According to a report titled "Hostile Hallways" issued by the American Association of University Women, 76% of students have experienced non-physical harassment and 58% have experienced the physical variety. This treatment can even push students to suicide in extreme cases. There has been at least one case in Canada. On the reverse side, in a study in Scandinavia, 60% of those classified as bullies went on to collect at least one criminal conviction.
(Pierced) Earmarks of a Bully
Are female bullies disadvantaged losers trying to boost their self-esteem? Quite the contrary, according to Rosalind Wiseman, author of Queen Bees and Wannabes: Helping Your Daughter Survive Cliques, Gossip, Boyfriends, and Other Realities of Adolescence and founder of The Empower Program, a 13-year-old organization to help boys and girls defend themselves. "Often it's girls with high self-esteem who are mean to others," Wiseman says.
"It's the cute, popular girls who do this," Kelsey agrees. "They do it because they can, not because they need to."

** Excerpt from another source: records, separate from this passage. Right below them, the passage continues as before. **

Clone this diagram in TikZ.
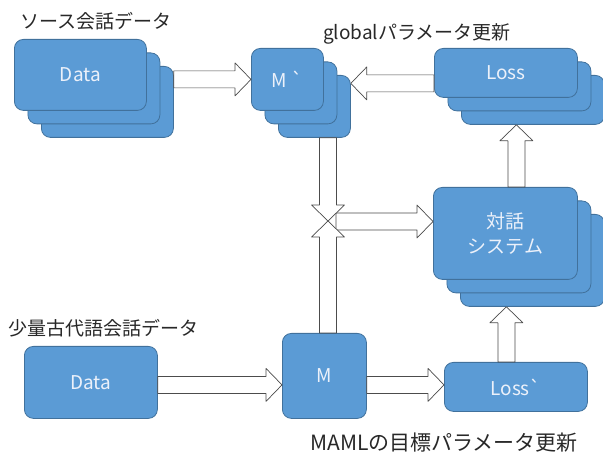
\documentclass[tikz,border=0pt]{standalone}
\usepackage{fontspec}
\setmainfont{Noto Sans CJK JP}[Ligatures=TeXOff]
\usetikzlibrary{calc}
\definecolor{boxfill}{RGB}{91,155,213}
\definecolor{boxline}{RGB}{65,113,156}
\definecolor{boxtext}{RGB}{236,241,250}
\definecolor{labtext}{RGB}{40,40,40}
\begin{document}
\begin{tikzpicture}[x=1pt, y=-1pt, line join=round, font=\fontsize{19}{25}\selectfont,
	blk/.style={draw=boxline, fill=boxfill, line width=0.8pt, rounded corners=9pt, anchor=north west, inner sep=0pt, text=boxtext, align=center},
	lab/.style={anchor=west, inner sep=0pt, text=labtext},
	barrow/.style={draw=black!70, fill=white, line width=0.7pt,
		to path={($(\tikztotarget)!16pt!(\tikztostart)$) coordinate (bhead)
			($(\tikztostart)!8.5pt!90:(\tikztotarget)$) -- ($(bhead)!8.5pt!90:(\tikztotarget)$)
			-- ($(bhead)!16.5pt!90:(\tikztotarget)$) -- (\tikztotarget)
			-- ($(bhead)!16.5pt!-90:(\tikztotarget)$) -- ($(bhead)!8.5pt!-90:(\tikztotarget)$)
			-- ($(\tikztostart)!8.5pt!-90:(\tikztotarget)$) -- cycle}}]
	\useasboundingbox (0,0) rectangle (603,457);
	% stacked boxes
	\foreach \i/\d in {3/27,2/13.5} {
		\node[blk, minimum width=132pt, minimum height=71pt] (data\i) at (14+\d,39+\d) {};
		\node[blk, minimum width=72pt, minimum height=62pt] (m\i) at (251+\d,48+\d) {};
		\node[blk, minimum width=143pt, minimum height=49pt] (loss\i) at (434+\d,48+\d) {};
		\node[blk, minimum width=144pt, minimum height=92pt] (dlg\i) at (433+\d,187+\d) {};
	}
	\node[blk, minimum width=132pt, minimum height=71pt] (data1) at (14,39) {Data};
	\node[blk, minimum width=72pt, minimum height=62pt] (m1) at (251,48) {M \symbol{96}};
	\node[blk, minimum width=143pt, minimum height=49pt] (loss1) at (434,48) {Loss};
	\node[blk, minimum width=144pt, minimum height=92pt] (dlg1) at (433,187) {対話\\システム};
	% single boxes
	\node[blk, minimum width=133pt, minimum height=72pt] (datab) at (24,346) {Data};
	\node[blk, minimum width=84pt, minimum height=85pt] (m0) at (282,333) {M};
	\node[blk, minimum width=143pt, minimum height=49pt] (lossb) at (444,362) {Loss\symbol{96}};
	% labels
	\node[lab] (srclab) at (20,21) {ソース会話データ};
	\node[lab] (glab) at (323,34) {globalパラメータ更新};
	\node[lab] (fewlab) at (8,328) {少量古代語会話データ};
	\node[lab, font=\fontsize{21}{25}\selectfont] (mamllab) at (310,443) {MAMLの目標パラメータ更新};
	% arrow ends
	\coordinate (gsrc) at ($(loss1.west)+(0,10.5)$);
	\coordinate (cross) at (328,221);
	\coordinate (hsrc) at ($(cross)+(8,0.5)$);
	\coordinate (lsrc) at ($(lossb.north)+(-9.5,0)$);
	\coordinate (dsrc) at ($(dlg1.north)+(11,0)$);
	\coordinate (msrc) at ($(m0.east)+(0,9)$);
	% block arrows
	\draw[barrow] (data3.east |- m1.west) to (m1.west);
	\draw[barrow] (gsrc) to (m3.east |- gsrc);
	\draw[barrow] (hsrc) to (dlg1.west |- hsrc);
	\draw[barrow] (cross |- m3.south) to (cross);
	\draw[barrow] (cross |- m0.north) to (cross);
	\draw[barrow] (lsrc) to (lsrc |- dlg3.south);
	\draw[barrow] (dsrc) to (dsrc |- loss3.south);
	\draw[barrow] (datab.east |- msrc) to (m0.west |- msrc);
	\draw[barrow] (msrc) to (lossb.west |- msrc);
\end{tikzpicture}
\end{document}
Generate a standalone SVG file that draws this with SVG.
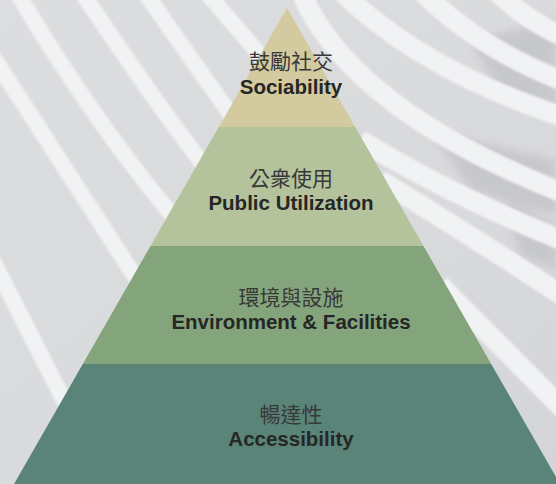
<svg xmlns="http://www.w3.org/2000/svg" width="556" height="484" viewBox="0 0 556 484">
  <defs>
    <linearGradient id="bg" x1="0" y1="0" x2="1" y2="1">
      <stop offset="0" stop-color="#dcdddf"/>
      <stop offset="0.6" stop-color="#d9dadc"/>
      <stop offset="1" stop-color="#d4d5d8"/>
    </linearGradient>
    <filter id="soft" x="-10%" y="-10%" width="120%" height="120%">
      <feGaussianBlur stdDeviation="1.2"/>
    </filter>
    <filter id="softer" x="-20%" y="-20%" width="140%" height="140%">
      <feGaussianBlur stdDeviation="4"/>
    </filter>
  </defs>
  <style>
    .stripe { fill: none; stroke: #f1f2f3; stroke-width: 16; stroke-linecap: butt; }
    .wide { stroke-width: 20; }
    .zh { font-family: "Noto Sans CJK TC", "Noto Sans CJK SC", sans-serif; font-size: 21px; fill: #383838; text-anchor: middle; }
    .en { font-family: "Liberation Sans", Arial, sans-serif; font-size: 20.5px; font-weight: bold; fill: #262626; text-anchor: middle; }
  </style>

  <g id="background">
    <rect x="0" y="0" width="556" height="484" fill="url(#bg)"/>
    <g filter="url(#softer)" fill="#c3c4c7" opacity="0.8">
      <path d="M470 40 L556 20 L556 110 L500 95 Z"/>
      <path d="M430 130 L556 160 L556 215 L470 190 Z"/>
      <path d="M505 200 L556 225 L556 270 L520 255 Z"/>
    </g>
    <g filter="url(#soft)">
      <path class="stripe" d="M-10 255 L80 432"/>
      <path class="stripe" d="M-10 52 L150 300"/>
      <path class="stripe" d="M10 -19 Q100 133.5 190 236"/>
      <path class="stripe" d="M75 -18 Q155 103 215 180"/>
      <path class="stripe" d="M138 -17 L245 135"/>
      <path class="stripe" d="M200 -15 L290 90"/>
      <path class="stripe wide" d="M300 -10 Q350 110 566 194"/>
      <path class="stripe wide" d="M340 -10 Q420 70 566 118"/>
      <path class="stripe wide" d="M420 -10 Q480 50 566 82"/>
      <path class="stripe wide" d="M495 -10 Q525 20 566 38"/>
      <path class="stripe wide" d="M360 140 Q450 195 566 242"/>
      <path class="stripe wide" d="M380 180 Q470 235 566 298"/>
      <path class="stripe wide" d="M440 285 L566 412"/>
    </g>
  </g>

  <g id="layer-sociability">
    <polygon points="287,8 355.2,127 218.8,127" fill="#d3cb9f"/>
    <text class="zh" x="291" y="68.5">鼓勵社交</text>
    <text class="en" x="291" y="94">Sociability</text>
  </g>

  <g id="layer-public-utilization">
    <polygon points="218.8,127 355.2,127 423.5,246 150.5,246" fill="#b4c39c"/>
    <text class="zh" x="291" y="186">公衆使用</text>
    <text class="en" x="291" y="210">Public Utilization</text>
  </g>

  <g id="layer-environment">
    <polygon points="150.5,246 423.5,246 491.2,364 82.8,364" fill="#84a57c"/>
    <text class="zh" x="291" y="305">環境與設施</text>
    <text class="en" x="291" y="329">Environment &amp; Facilities</text>
  </g>

  <g id="layer-accessibility">
    <polygon points="82.8,364 491.2,364 560,484 14,484" fill="#5b8478"/>
    <text class="zh" x="291" y="421.5">暢達性</text>
    <text class="en" x="291" y="446">Accessibility</text>
  </g>

  <g id="connectors"/>
</svg>
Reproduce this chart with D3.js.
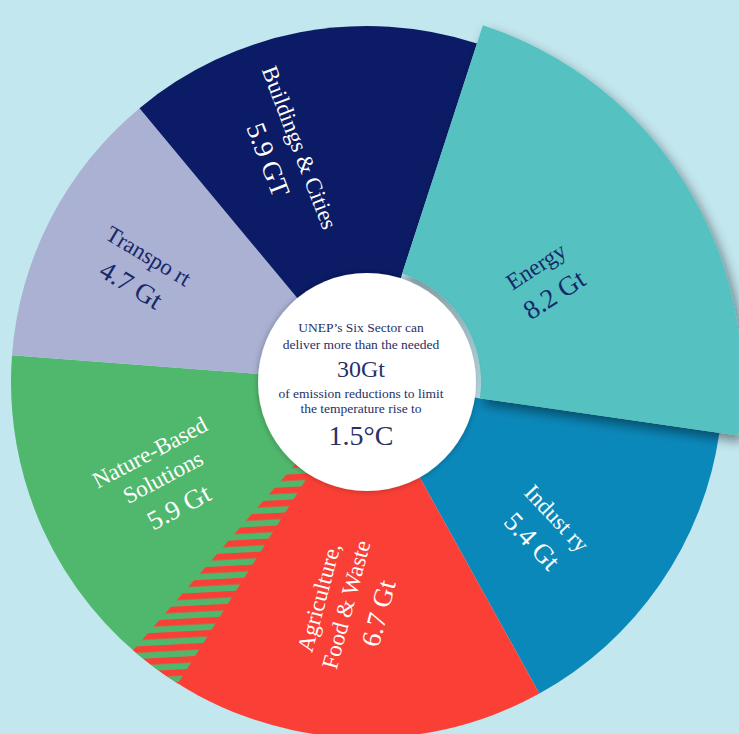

Chesler says it may be that the outcast girl is different in some way, maybe even because she was elected to class office or made cheerleader. "She won't have time to emotionally groom the others, so she's out." Not being able to afford the "in" designers or shoes can tarnish a girl. "There are so many rules in school, unwritten rules, anyone is bound to break some. It's easy to make a mistake," Wiseman says.